И теперь я со спокойной совестью правлю интервью, о чем заранее ставлю в известность своего собеседника. И все-таки живая непосредственность разговора не исчезает, и это отличает интервью от надиктованной статьи. Называю моих интервьюеров в том порядке, как расположены наши беседы.
Драгоценный груз
— Юрий Маркович, мы подчас так спешим пережить свое детство, отбросить его, будто бы оно — связывающие наши действия пеленки. А между тем взгляд человека, сохраняющего в памяти детство, не потерявшего детскую остроту восприятия, обретает особую перспективу. В вашем творчестве она ясно и четко просматривается. Что дает вам как писателю это ощущение привязанности к детству?

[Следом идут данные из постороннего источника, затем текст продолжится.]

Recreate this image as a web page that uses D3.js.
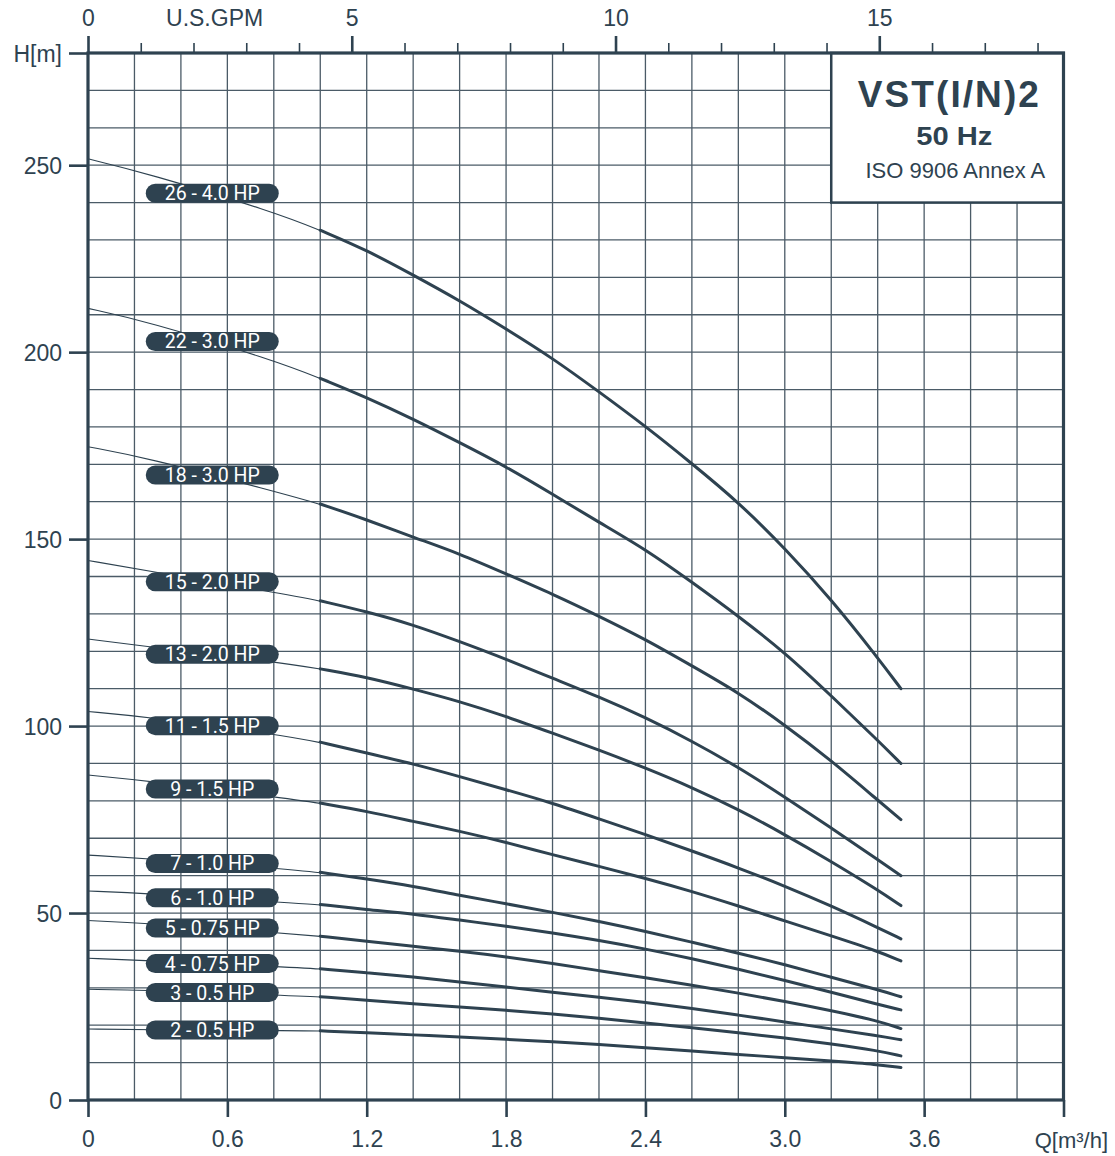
<!DOCTYPE html>
<html>
<head>
<meta charset="utf-8">
<script src="https://cdn.jsdelivr.net/npm/d3@7"></script>
<style>
  html, body { margin: 0; padding: 0; background: #fff; }
  svg { display: block; }
</style>
</head>
<body>
<svg id="chart" width="1115" height="1156"></svg>
<script>
// Flow rates (m³/h) at which every performance curve is tabulated
const flowPoints = [0, 0.25, 0.8, 1.0, 1.2, 1.4, 1.6, 1.8, 2.0, 2.2, 2.4, 2.6, 2.8, 3.0, 3.2, 3.4, 3.5];

// Delivery head (m) for each pump model, one value per flow point
const head26 = [251.7, 247.9, 237.5, 232.6, 227.3, 220.6, 213.8, 206.2, 198.4, 189.4, 180.2, 170.2, 159.9, 147.6, 133.9, 118.3, 110.0];
const head22 = [211.7, 208.3, 197.8, 193.0, 187.9, 182.1, 175.8, 169.4, 162.0, 154.5, 147.3, 138.5, 129.4, 119.7, 108.1, 96.2, 90.0];
const head18 = [174.7, 171.8, 162.8, 159.4, 155.2, 150.5, 146.1, 140.7, 135.3, 129.4, 123.2, 116.1, 109.0, 100.3, 90.8, 80.2, 75.0];
const head15 = [144.3, 141.6, 135.8, 133.5, 130.6, 127.1, 122.6, 117.9, 112.8, 107.8, 102.3, 96.0, 89.0, 81.0, 72.8, 64.3, 60.0];
const head13 = [123.3, 121.3, 117.2, 115.3, 113.1, 109.9, 106.6, 102.6, 98.1, 93.6, 88.8, 83.6, 77.7, 71.0, 63.8, 56.2, 52.0];
const head11 = [103.9, 102.5, 97.9, 95.7, 92.8, 89.9, 86.5, 83.0, 79.4, 75.2, 71.0, 66.6, 62.1, 57.2, 51.9, 46.1, 43.1];
const head9  = [86.9, 85.4, 81.1, 79.4, 77.2, 74.5, 71.9, 68.9, 65.6, 62.5, 59.3, 55.8, 51.9, 47.9, 43.9, 39.8, 37.2];
const head7  = [65.5, 64.6, 62.0, 60.9, 59.1, 57.2, 54.7, 52.5, 50.2, 47.8, 45.1, 42.2, 39.3, 36.2, 32.8, 29.5, 27.6];
const head6  = [55.9, 55.3, 52.9, 52.3, 50.9, 49.8, 48.1, 46.5, 44.7, 42.7, 40.4, 37.8, 35.0, 32.0, 28.8, 25.6, 24.1];
const head5  = [48.0, 47.3, 44.8, 43.8, 42.5, 41.1, 39.8, 38.3, 36.5, 34.6, 32.7, 30.7, 28.6, 26.4, 23.9, 21.2, 19.1];
const head4  = [37.9, 37.3, 35.7, 35.1, 34.0, 32.9, 31.6, 30.2, 28.8, 27.5, 26.1, 24.5, 22.7, 20.9, 19.0, 17.2, 16.1];
const head3  = [29.6, 29.4, 28.1, 27.6, 26.7, 25.7, 24.9, 24.0, 23.0, 21.9, 20.6, 19.3, 18.0, 16.6, 15.0, 13.2, 11.8];
const head2  = [19.0, 18.8, 18.6, 18.5, 18.0, 17.4, 16.9, 16.2, 15.6, 14.9, 14.0, 13.1, 12.2, 11.3, 10.4, 9.5, 8.7];

const curveHeads  = [head26, head22, head18, head15, head13, head11, head9, head7, head6, head5, head4, head3, head2];
const curveLabels = ["26 - 4.0 HP", "22 - 3.0 HP", "18 - 3.0 HP", "15 - 2.0 HP", "13 - 2.0 HP", "11 - 1.5 HP",
                     "9 - 1.5 HP", "7 - 1.0 HP", "6 - 1.0 HP", "5 - 0.75 HP", "4 - 0.75 HP", "3 - 0.5 HP", "2 - 0.5 HP"];

// Axis ticks
const flowTicks = [0, 0.6, 1.2, 1.8, 2.4, 3.0, 3.6, 4.2];
const headTicks = [0, 50, 100, 150, 200, 250, 280];
const gpmMajorTicks = [0, 5, 10, 15];
const gpmMinorTicks = [1, 2, 3, 4, 6, 7, 8, 9, 11, 12, 13, 14, 16, 17, 18];

// Title block texts
const titleLines = ["VST(I/N)2", "50 Hz", "ISO 9906 Annex A"];

const INK = "#2e4250";
const GRID = "#4b5b67";
const M3H_TO_GPM = 4.402868;
const FLOW_MAX = 4.2, HEAD_MAX = 280;
const THICK_FROM = 1.0;     // flow where the recommended (thick) range starts
const LABEL_FLOW = 0.535;   // flow at which the model tags sit

const svg = d3.select("#chart");

const x = d3.scaleLinear().domain([0, FLOW_MAX]).range([88, 1063.5]);
const y = d3.scaleLinear().domain([0, HEAD_MAX]).range([1100, 53]);
const xGpm = d3.scaleLinear().domain([0, FLOW_MAX * M3H_TO_GPM]).range(x.range());

// Grid
const grid = svg.append("g").attr("stroke", GRID).attr("stroke-width", 1.3);
grid.selectAll("line.v")
  .data(d3.range(1, 21).map(i => i * 0.2))
  .join("line").attr("class", "v")
  .attr("x1", d => x(d)).attr("x2", d => x(d))
  .attr("y1", y(0)).attr("y2", y(HEAD_MAX));
grid.selectAll("line.h")
  .data(d3.range(1, 28).map(i => i * 10))
  .join("line").attr("class", "h")
  .attr("x1", x(0)).attr("x2", x(FLOW_MAX))
  .attr("y1", d => y(d)).attr("y2", d => y(d));

// Title block covering the upper right corner of the grid
const box = svg.append("g");
box.append("rect")
  .attr("x", x(3.2)).attr("y", y(280))
  .attr("width", x(4.2) - x(3.2)).attr("height", y(240) - y(280))
  .attr("fill", "#fff").attr("stroke", INK).attr("stroke-width", 2.5);
const boxCx = (x(3.2) + x(4.2)) / 2 + 1;
box.append("text").text(titleLines[0])
  .attr("x", boxCx).attr("y", 107).attr("text-anchor", "middle")
  .attr("font-family", "'Liberation Sans', Arial, sans-serif").attr("font-weight", "bold")
  .attr("font-size", 37).attr("fill", INK)
  .attr("textLength", 181).attr("lengthAdjust", "spacing");
box.append("text").text(titleLines[1])
  .attr("x", boxCx + 6).attr("y", 145).attr("text-anchor", "middle")
  .attr("font-family", "'Liberation Sans', Arial, sans-serif").attr("font-weight", "bold")
  .attr("font-size", 26).attr("fill", INK)
  .attr("textLength", 76).attr("lengthAdjust", "spacingAndGlyphs");
box.append("text").text(titleLines[2])
  .attr("x", boxCx + 7).attr("y", 178).attr("text-anchor", "middle")
  .attr("font-family", "'Liberation Sans', Arial, sans-serif")
  .attr("font-size", 22).attr("fill", INK);

// Performance curves: thin below the working range, thick inside it
const line = d3.line()
  .x(d => x(d[0])).y(d => y(d[1]))
  .curve(d3.curveBasis);

const curves = svg.append("g").attr("fill", "none").attr("stroke", INK).attr("stroke-linecap", "round");
curveHeads.forEach(heads => {
  const pts = flowPoints.map((q, i) => [q, heads[i]]);
  curves.append("path").attr("d", line(pts)).attr("stroke-width", 1.1);
  curves.append("path").attr("d", line(pts.filter(p => p[0] >= THICK_FROM))).attr("stroke-width", 3);
});

// Model tags placed on their curves
const tags = svg.append("g");
curveHeads.forEach((heads, i) => {
  const hAt = d3.scaleLinear().domain(flowPoints).range(heads);
  const cx = x(LABEL_FLOW), cy = y(hAt(LABEL_FLOW));
  const g = tags.append("g").attr("transform", `translate(${cx},${cy})`);
  g.append("rect")
    .attr("x", -66.5).attr("y", -9.5).attr("width", 133).attr("height", 19)
    .attr("rx", 9.5).attr("fill", INK);
  g.append("text").text(curveLabels[i])
    .attr("y", 0.5).attr("text-anchor", "middle").attr("dominant-baseline", "central")
    .attr("font-family", "Roboto, sans-serif").attr("font-size", 19.5)
    .attr("fill", "#fff");
});

// Plot frame
svg.append("rect")
  .attr("x", x(0)).attr("y", y(HEAD_MAX))
  .attr("width", x(FLOW_MAX) - x(0)).attr("height", y(0) - y(HEAD_MAX))
  .attr("fill", "none").attr("stroke", INK).attr("stroke-width", 3.2);

function styleAxis(g, w) {
  g.select(".domain").remove();
  g.selectAll(".tick line").attr("stroke", INK).attr("stroke-width", w);
  g.selectAll(".tick text")
    .attr("fill", INK)
    .attr("font-family", "'Liberation Sans', Arial, sans-serif")
    .attr("font-size", 23);
}

// Bottom axis: flow in m³/h
const fmtFlow = d => d === 0 ? "0" : (d === FLOW_MAX ? "" : d3.format(".1f")(d));
svg.append("g")
  .attr("transform", `translate(0,${y(0)})`)
  .call(d3.axisBottom(x).tickValues(flowTicks).tickSize(17).tickPadding(14).tickFormat(fmtFlow))
  .call(g => styleAxis(g, 2.6));

svg.append("text").text("Q[m³/h]")
  .attr("x", 1108).attr("y", 1148).attr("text-anchor", "end")
  .attr("font-family", "'Liberation Sans', Arial, sans-serif").attr("font-size", 22).attr("fill", INK);

// Left axis: head in m
svg.append("g")
  .attr("transform", `translate(${x(0)},0)`)
  .call(d3.axisLeft(y).tickValues(headTicks).tickSize(19).tickPadding(7)
    .tickFormat(d => d === HEAD_MAX ? "H[m]" : String(d)))
  .call(g => styleAxis(g, 2.6))
  .call(g => g.selectAll(".tick text").attr("dy", "0.36em"));

// Top axis: flow in U.S. gallons per minute
svg.append("g")
  .attr("transform", `translate(0,${y(HEAD_MAX)})`)
  .call(d3.axisTop(xGpm).tickValues(gpmMinorTicks).tickSize(10).tickFormat(""))
  .call(g => styleAxis(g, 1.6));
svg.append("g")
  .attr("transform", `translate(0,${y(HEAD_MAX)})`)
  .call(d3.axisTop(xGpm).tickValues(gpmMajorTicks).tickSize(17).tickPadding(10).tickFormat(d3.format("d")))
  .call(g => styleAxis(g, 2.6));

svg.append("text").text("U.S.GPM")
  .attr("x", xGpm(2.4)).attr("y", 26).attr("text-anchor", "middle")
  .attr("font-family", "'Liberation Sans', Arial, sans-serif").attr("font-size", 23).attr("fill", INK);
</script>
</body>
</html>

Юрий Нагибин. Хочу напомнить абсолютно справедливую, блестяще сформулированную и не поблекшую от многократного цитирования истину, что все мы родом из своего детства. Она справедлива по отношению к любому человеку, к художнику — справедлива вдвойне. Можно привести множество примеров, когда большие писатели обращались к образам детства. Толстой, Лесков, Пруст, Ренар, Горький… И самым чистым, самым светлым, самым важным, большим и значимым навсегда остается образ матери.
Мать — это первая родина. И может быть даже по значению своему — самая большая.
Мать по крови, мать, давшая жизнь, или женщина, заменившая мать, ставшая ею в силу каких-то жизненных обстоятельств (скажем, А. М. Горькому, рано потерявшему мать, ее заменила бабушка), — этот образ никогда не теряет своей притягательности, своей силы, и любой человек, не только творческий, невольно соотносит свою жизнь, свои уже взрослые поступки с тем зачастую неуловимым, неощутимым, незримым научением, которое пришло к нему от матери.
Человек формируется всей жизнью. Двор, детский сад, школа и все то, что связано с ней: первый пионерский отряд, комсомол — это важные, формирующие человеческую душу начала. Но переживание, ощущение, связанное с матерью, — первое, такое глубокое, такое мощное. Никакая нянька, воспитательница, учительница, вожатая или классная руководительница не обладает материнской силой воздействия на строящуюся душу ребенка.